▸ **WORK TO COMPLETE**:
Every line that contains the word "this" should be copied out.
··· RECORD SET ···
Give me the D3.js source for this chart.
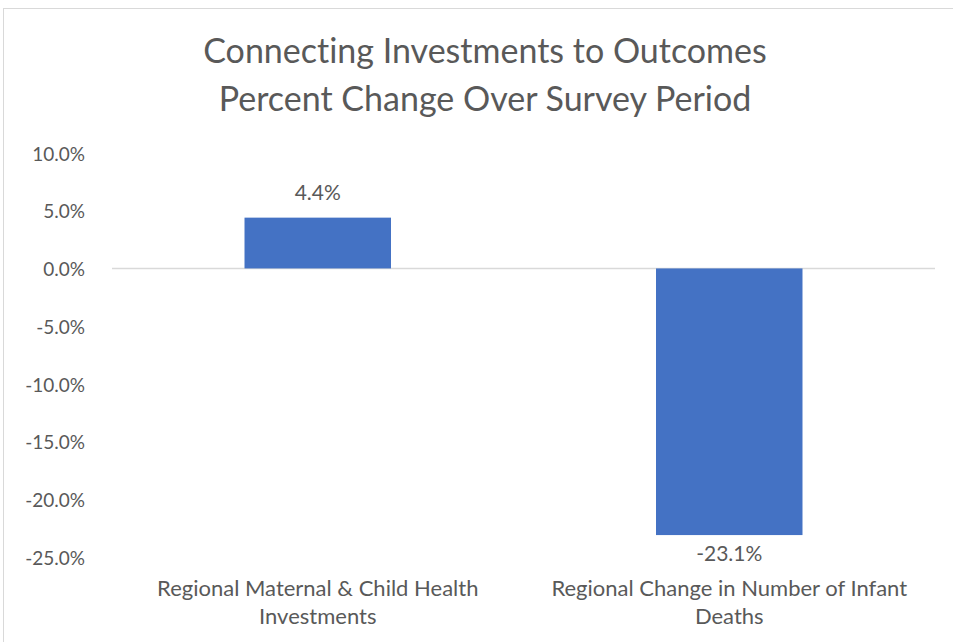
<!DOCTYPE html>
<html><head><meta charset="utf-8">
<script src="https://cdn.jsdelivr.net/npm/d3@7"></script>
<style>body{margin:0;background:#fff;} text{font-family:Lato, "Open Sans", sans-serif; fill:#595959; font-variant-ligatures:none; font-feature-settings:"liga" 0, "clig" 0;}</style>
</head><body>
<svg id="c" width="953" height="642"></svg>
<script>
const titleLines = ["Connecting Investments to Outcomes", "Percent Change Over Survey Period"];
const categories = [["Regional Maternal & Child Health", "Investments"], ["Regional Change in Number of Infant", "Deaths"]];
const values = [4.4, -23.1];
const yTicks = [10, 5, 0, -5, -10, -15, -20, -25];

const pct = d3.formatLocale({decimal: ".", thousands: ",", grouping: [3], currency: ["", ""], minus: "-"}).format(".1f");
const fmt = d => pct(d) + "%";

const svg = d3.select("#c");
svg.append("rect").attr("x", 3.5).attr("y", 8.5).attr("width", 960).attr("height", 650)
  .attr("fill", "#fff").attr("stroke", "#d9d9d9").attr("stroke-width", 1);

const x = d3.scaleBand().domain(d3.range(categories.length)).range([112, 935]).paddingInner(0.644).paddingOuter(0.322);
const y = d3.scaleLinear().domain([-25, 10]).range([557, 153]);

const tg = svg.append("g");
titleLines.forEach((t, i) => tg.append("text").attr("x", 485).attr("y", 63 + i * 48)
  .attr("text-anchor", "middle").style("font-size", "34px").text(t));

const yAxis = svg.append("g").attr("transform", "translate(88,0)")
  .call(d3.axisLeft(y).tickValues(yTicks).tickSize(0).tickFormat(fmt));
yAxis.select(".domain").remove();
yAxis.selectAll("text").style("font-size", "19px").attr("fill", "#595959").attr("dy", "0.38em");

svg.append("line").attr("x1", 112).attr("x2", 935).attr("y1", y(0)).attr("y2", y(0))
  .attr("stroke", "#d9d9d9").attr("stroke-width", 1.5);

svg.selectAll(".bar").data(values).join("rect").attr("class", "bar")
  .attr("x", (d, i) => x(i)).attr("width", x.bandwidth())
  .attr("y", d => y(Math.max(0, d))).attr("height", d => Math.abs(y(d) - y(0)))
  .attr("fill", "#4472c4");

svg.selectAll(".vl").data(values).join("text").attr("class", "vl")
  .attr("x", (d, i) => x(i) + x.bandwidth() / 2)
  .attr("y", d => d >= 0 ? y(d) - 18 : y(d) + 26)
  .attr("text-anchor", "middle").style("font-size", "21px")
  .text(fmt);

const cg = svg.append("g");
categories.forEach((lines, i) => {
  lines.forEach((l, j) => cg.append("text")
    .attr("x", x(i) + x.bandwidth() / 2).attr("y", 596 + j * 28)
    .attr("text-anchor", "middle").style("font-size", "22px").text(l));
});
</script>
</body></html>
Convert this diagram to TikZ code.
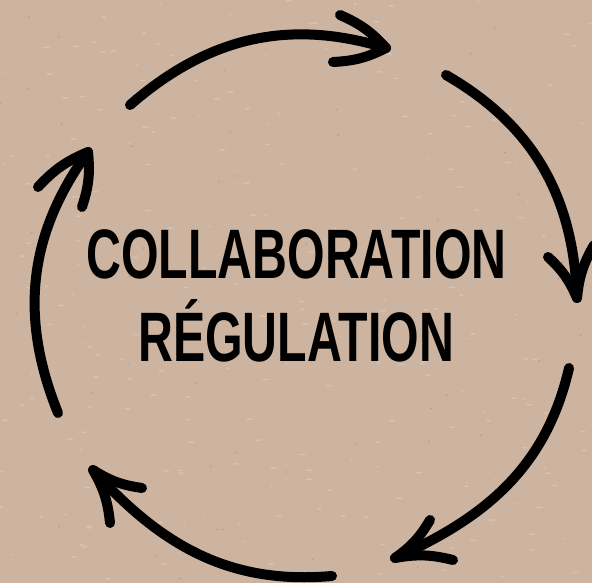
\documentclass[tikz,border=0pt]{standalone}
\usepackage{fontspec}
\newfontfamily\lblfont{Liberation Sans}[FakeStretch=0.69]
\definecolor{kraft}{RGB}{205,180,160}
\definecolor{kraftlight}{RGB}{224,206,190}
\definecolor{kraftdark}{RGB}{160,130,110}
\tikzset{
  arrowline/.style={line width=10pt, line cap=round, line join=round, black},
  headline/.style={line width=10pt, line cap=round, line join=round, black},
  label/.style={font=\lblfont\bfseries\fontsize{70}{70}\selectfont, anchor=base, inner sep=0pt, text=black}
}
\begin{document}
\begin{tikzpicture}[x=1pt,y=1pt]
\useasboundingbox (0,0) rectangle (592,583);
\clip (0,0) rectangle (592,583);
\fill[kraft] (0,0) rectangle (592,583);
\pgfmathsetseed{7}
\foreach \i in {1,...,260}{
  \pgfmathsetmacro{\px}{rnd*592}
  \pgfmathsetmacro{\py}{rnd*583}
  \pgfmathsetmacro{\pw}{1+rnd*3}
  \fill[kraftlight, opacity=0.6] (\px,\py) ellipse[x radius=\pw, y radius=0.8];
}
\foreach \i in {1,...,60}{
  \pgfmathsetmacro{\px}{rnd*592}
  \pgfmathsetmacro{\py}{rnd*583}
  \fill[kraftdark, opacity=0.5] (\px,\py) circle[radius=0.9];
}

% arrow 1 (top)
\coordinate (a1s) at (130,478);
\coordinate (a1t) at (386,535);
\coordinate (a1b) at (340,568);
\coordinate (a1c) at (333,521);
% arrow 2 (right)
\coordinate (a2s) at (446,508);
\coordinate (a2t) at (577,285);
\coordinate (a2b) at (548,326);
\coordinate (a2c) at (594,338);
% arrow 3 (lower right)
\coordinate (a3s) at (569,215);
\coordinate (a3t) at (395,25);
\coordinate (a3b) at (430,63);
\coordinate (a3c) at (453,23);
% arrow 4 (bottom)
\coordinate (a4s) at (332,7);
\coordinate (a4t) at (93,113);
\coordinate (a4b) at (142,95);
\coordinate (a4c) at (110,60);
% arrow 5 (left)
\coordinate (a5s) at (58,170);
\coordinate (a5t) at (88,431);
\coordinate (a5b) at (38,396);
\coordinate (a5c) at (82,376);

\draw[arrowline] (a1s) to[out=41,in=163] (a1t);
\draw[headline] (a1b) to[bend left=12] (a1t) to[bend left=12] (a1c);

\draw[arrowline] (a2s) to[out=-30,in=92] (a2t);
\draw[headline] (a2b) to[bend left=12] (a2t) to[bend left=12] (a2c);

\draw[arrowline] (a3s) to[out=-103,in=24] (a3t);
\draw[headline] (a3b) to[bend left=12] (a3t) to[bend left=12] (a3c);

\draw[arrowline] (a4s) to[out=-175,in=-48] (a4t);
\draw[headline] (a4b) to[bend left=12] (a4t) to[bend left=12] (a4c);

\draw[arrowline] (a5s) to[out=112,in=234] (a5t);
\draw[headline] (a5b) to[bend left=12] (a5t) to[bend left=12] (a5c);

\node[label] (t1) at (296.5,304) {COLLABORATION};
\node[label] (t2) at (296,221) {RÉGULATION};
\end{tikzpicture}
\end{document}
···
▸ **RESULT BELOW**:
Give me the D3.js source for this chart.
Convert this diagram to TikZ code.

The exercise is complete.